(Dubois, WY) – The Wyoming Game and Fish Department and Wyoming Department of Transportation (WYDOT) invite interested citizens to attend a public meeting as the final mitigation strategy is presented concerning wildlife/vehicle collisions along U.S. 26/287 east and west of Dubois.
The public meeting begins at 6 p.m. Thursday, Dec. 16, at the Headwaters Arts and Conference Center, 20 Stalnaker St., Dubois. A virtual option will be available over Zoom with preregistration required at: https://us02web.zoom.us/webinar/register/WN_BT7v34MTRemci5Z0JddEPQ
The U.S. 26/287 study area includes eight mitigation segments, east and west of Dubois.
From 2015 through 2019, wildlife/vehicle collisions accounted for 74 percent of all vehicle crashes between mileposts 48-73 on U.S. 26/287. Each year, on average, there are 28 reported wildlife-vehicle crashes reported to law enforcement and an additional 131 recorded animal carcasses removed from this section of roadway. The annual cost of these collisions is estimated at $791,400, including property damage, accident response, cleanup costs, and the value of the wildlife killed in the crashes. Consequently, this stretch of highway is one of the most dangerous and costly in the state in terms of wildlife/vehicle collision risk and has been identified as a top priority in the Wildlife and Roadways Initiative.

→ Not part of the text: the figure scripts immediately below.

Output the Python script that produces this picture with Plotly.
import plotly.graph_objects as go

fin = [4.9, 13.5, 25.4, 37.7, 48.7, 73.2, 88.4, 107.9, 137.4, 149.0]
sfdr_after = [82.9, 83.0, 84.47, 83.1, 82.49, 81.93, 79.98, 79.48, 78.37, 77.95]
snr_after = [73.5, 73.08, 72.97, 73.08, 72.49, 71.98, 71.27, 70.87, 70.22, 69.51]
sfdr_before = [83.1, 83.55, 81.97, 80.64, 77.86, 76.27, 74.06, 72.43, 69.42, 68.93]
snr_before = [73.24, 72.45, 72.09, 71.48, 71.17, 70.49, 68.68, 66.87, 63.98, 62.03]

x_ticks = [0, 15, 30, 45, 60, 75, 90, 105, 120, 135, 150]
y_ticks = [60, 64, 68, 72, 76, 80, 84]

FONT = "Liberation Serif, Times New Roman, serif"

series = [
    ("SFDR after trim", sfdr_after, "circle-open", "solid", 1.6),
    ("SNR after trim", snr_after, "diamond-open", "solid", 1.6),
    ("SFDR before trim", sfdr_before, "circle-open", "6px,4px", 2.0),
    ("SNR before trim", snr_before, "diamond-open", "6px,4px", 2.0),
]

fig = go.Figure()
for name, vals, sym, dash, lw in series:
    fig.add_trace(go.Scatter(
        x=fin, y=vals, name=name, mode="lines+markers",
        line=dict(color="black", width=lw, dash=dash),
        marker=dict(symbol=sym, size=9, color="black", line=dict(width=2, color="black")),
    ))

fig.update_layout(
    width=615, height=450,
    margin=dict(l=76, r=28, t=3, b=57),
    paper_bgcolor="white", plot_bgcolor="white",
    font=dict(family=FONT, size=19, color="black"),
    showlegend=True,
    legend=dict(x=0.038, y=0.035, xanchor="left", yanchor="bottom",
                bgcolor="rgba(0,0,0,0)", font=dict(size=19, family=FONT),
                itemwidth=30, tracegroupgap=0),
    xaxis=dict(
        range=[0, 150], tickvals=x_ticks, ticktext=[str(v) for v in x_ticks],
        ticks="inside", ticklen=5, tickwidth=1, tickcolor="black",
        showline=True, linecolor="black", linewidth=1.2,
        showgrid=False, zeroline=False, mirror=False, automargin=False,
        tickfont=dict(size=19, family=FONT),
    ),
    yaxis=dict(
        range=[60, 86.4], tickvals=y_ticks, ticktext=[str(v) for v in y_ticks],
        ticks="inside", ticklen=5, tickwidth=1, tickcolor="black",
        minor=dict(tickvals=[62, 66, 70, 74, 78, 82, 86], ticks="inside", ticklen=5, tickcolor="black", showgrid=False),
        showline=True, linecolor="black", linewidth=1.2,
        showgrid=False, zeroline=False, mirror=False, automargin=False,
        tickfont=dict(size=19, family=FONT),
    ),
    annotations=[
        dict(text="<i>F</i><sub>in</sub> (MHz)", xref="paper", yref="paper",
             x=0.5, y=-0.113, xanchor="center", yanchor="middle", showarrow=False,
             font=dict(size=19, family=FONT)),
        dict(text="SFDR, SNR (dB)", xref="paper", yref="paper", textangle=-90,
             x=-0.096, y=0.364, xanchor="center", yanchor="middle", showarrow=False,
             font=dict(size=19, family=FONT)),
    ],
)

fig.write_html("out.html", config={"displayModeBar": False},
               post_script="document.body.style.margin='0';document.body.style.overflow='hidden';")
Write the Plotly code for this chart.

To evaluate the collision-reduction possibilities on this stretch of highway, Julia Kintsch from ECO-resolutions, LLC, was hired as a consultant. Kintsch has 15 years of experience helping wildlife and transportation agencies mitigate wildlife movement. Kintsch will present the final mitigation strategy developed by the project partnership, which is available for review on the project website: https://wgfd.wyo.gov/DuboisRoads
“Funding for these wildlife-crossing mitigation strategies will be actively pursued in the future,” said Wyoming Game and Fish Department Lander Region Wildlife Management Coordinator Daryl Lutz. “The mitigation plan and effort in this area was launched in response to the numerous wildlife/vehicle collisions and citizen requests to address them along this stretch of highway. The mitigation strategy will be used as a basis for project fundraising and implementation.”